Volviendo a mi caso quité los electrolíticos que estaban mal, todos los de un tipo que dan la chica y nada. Se encendío pero ahora titila cada milisengundos, es decir la frecuencia del encendido apagado del led ha aumentado y hace un ruidito agudo dentro muy de seguido con las titilaciones del led.

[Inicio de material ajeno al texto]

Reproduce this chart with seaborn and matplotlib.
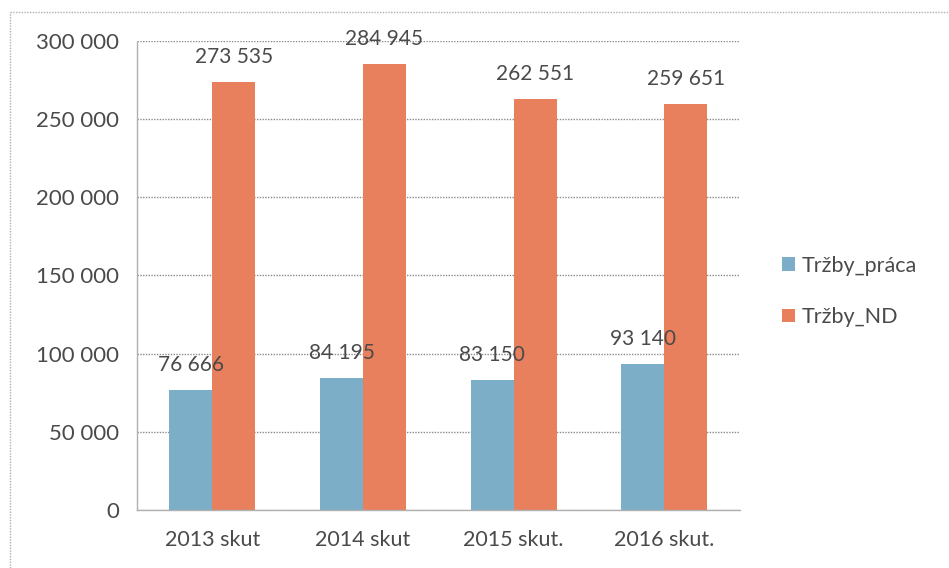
import pandas as pd
import numpy as np
import seaborn as sns
import matplotlib.pyplot as plt
from matplotlib.ticker import FuncFormatter, FixedLocator
from matplotlib.lines import Line2D

# Data
kategorie = ['2013 skut', '2014 skut', '2015 skut.', '2016 skut.']
trzby_praca = [76666, 84195, 83150, 93140]
trzby_nd = [273535, 284945, 262551, 259651]
serie = ['Tržby_práca', 'Tržby_ND']
farby = ['#7DAEC7', '#E8805D']

df = pd.DataFrame({
    'rok': kategorie * 2,
    'hodnota': trzby_praca + trzby_nd,
    'seria': [serie[0]] * len(kategorie) + [serie[1]] * len(kategorie),
})

def medzery(v, pos=None):
    return f"{int(round(v)):,}".replace(',', ' ')

sns.set_style('white')
plt.rcParams['font.family'] = ['Lato', 'DejaVu Sans']
text_farba = '#4a4a4a'

fig = plt.figure(figsize=(9.49, 5.68), dpi=100)
ax = fig.add_axes([0.1444, 0.102, 0.635, 0.826])

sns.barplot(data=df, x='rok', y='hodnota', hue='seria', palette=farby,
            width=0.57, gap=0, saturation=1, ax=ax, legend=True,
            edgecolor='none', linewidth=0)

for c in ax.containers:
    ax.bar_label(c, labels=[medzery(v) for v in c.datavalues], padding=11,
                 fontsize=15, color=text_farba)

ax.set_ylim(0, 300000)
ax.set_xlim(-0.5, 3.5)
ax.yaxis.set_major_locator(FixedLocator(np.arange(0, 300001, 50000)))
ax.yaxis.set_major_formatter(FuncFormatter(medzery))
ax.yaxis.grid(True, linestyle=(0, (1, 1)), color='#8a8a8a', linewidth=1)
ax.set_axisbelow(True)
ax.set_xlabel('')
ax.set_ylabel('')

# tick marks between categories
ax.set_xticks(np.arange(-0.5, 4, 1), minor=True)
ax.tick_params(axis='x', which='minor', length=7, color='#a0a0a0', direction='out')
ax.tick_params(axis='x', which='major', length=0, labelsize=15.5, colors=text_farba, pad=14)
ax.tick_params(axis='y', length=5, color='#a0a0a0', direction='out', labelsize=16,
               colors=text_farba, pad=8)

for s in ['top', 'right']:
    ax.spines[s].set_visible(False)
for s in ['left', 'bottom']:
    ax.spines[s].set_color('#b0b0b0')
    ax.spines[s].set_linestyle((0, (1, 1)))
    ax.spines[s].set_linewidth(1)

leg = ax.legend(loc='center left', bbox_to_anchor=(0.815, 0.487), bbox_transform=fig.transFigure,
                frameon=False, fontsize=15.5, handlelength=0.6, handleheight=0.6,
                handletextpad=0.3, labelspacing=1.45, borderaxespad=0)
for t in leg.get_texts():
    t.set_color(text_farba)

# outer chart border (dotted)
fig.add_artist(Line2D([0.011, 1.0], [0.979, 0.979], transform=fig.transFigure,
                      color='#b0b0b0', linestyle=(0, (1, 1)), linewidth=1))
fig.add_artist(Line2D([0.011, 0.011], [0.0, 0.979], transform=fig.transFigure,
                      color='#b0b0b0', linestyle=(0, (1, 1)), linewidth=1))

fig.savefig('out.png', dpi=100, facecolor='white')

Ayuda por favor, gracias! Flyback? Ahora creo que no se ve "el refresco" mecionado anteriormente


----------



## cites (Feb 12, 2011)

perdon que me meta chequeaste el +b que va al ftb ,cuanto tenes  de +b, levanta  la pata de +b  del ftb y medi con la pata levantad si tenes +b  el tr de salida horizontal esta bueno ya lo chequeaste  desime aver si te puedo ayudar    atte cites


----------



## eLBARDOS (Feb 13, 2011)

Estan hablando de un LCD o un TRC? Que confucion!


----------



## mcrven (Feb 13, 2011)

Amigo venerable13, no te molestes en comprobar los capacitores de ése monitor o cualquiera de esa marca y tipo.

Saca los 5 o 6 bichos que tiene la tarjeta de alimentación y sustituyelos por unos nuevos de paquete, Preferiblemente si encuetras de baja ESR.

No hay más nada que decir al respecto.

Saludos:


----------



## VPABLO (Nov 15, 2011)

hola soy nuevo a ver si m peuden ayudar...tngo un monitor lcd samsumg quiero cambiar o remplazar los botones tactiles del frente..se apaga solo y aveces se prend y aparecen los menus de la nada


----------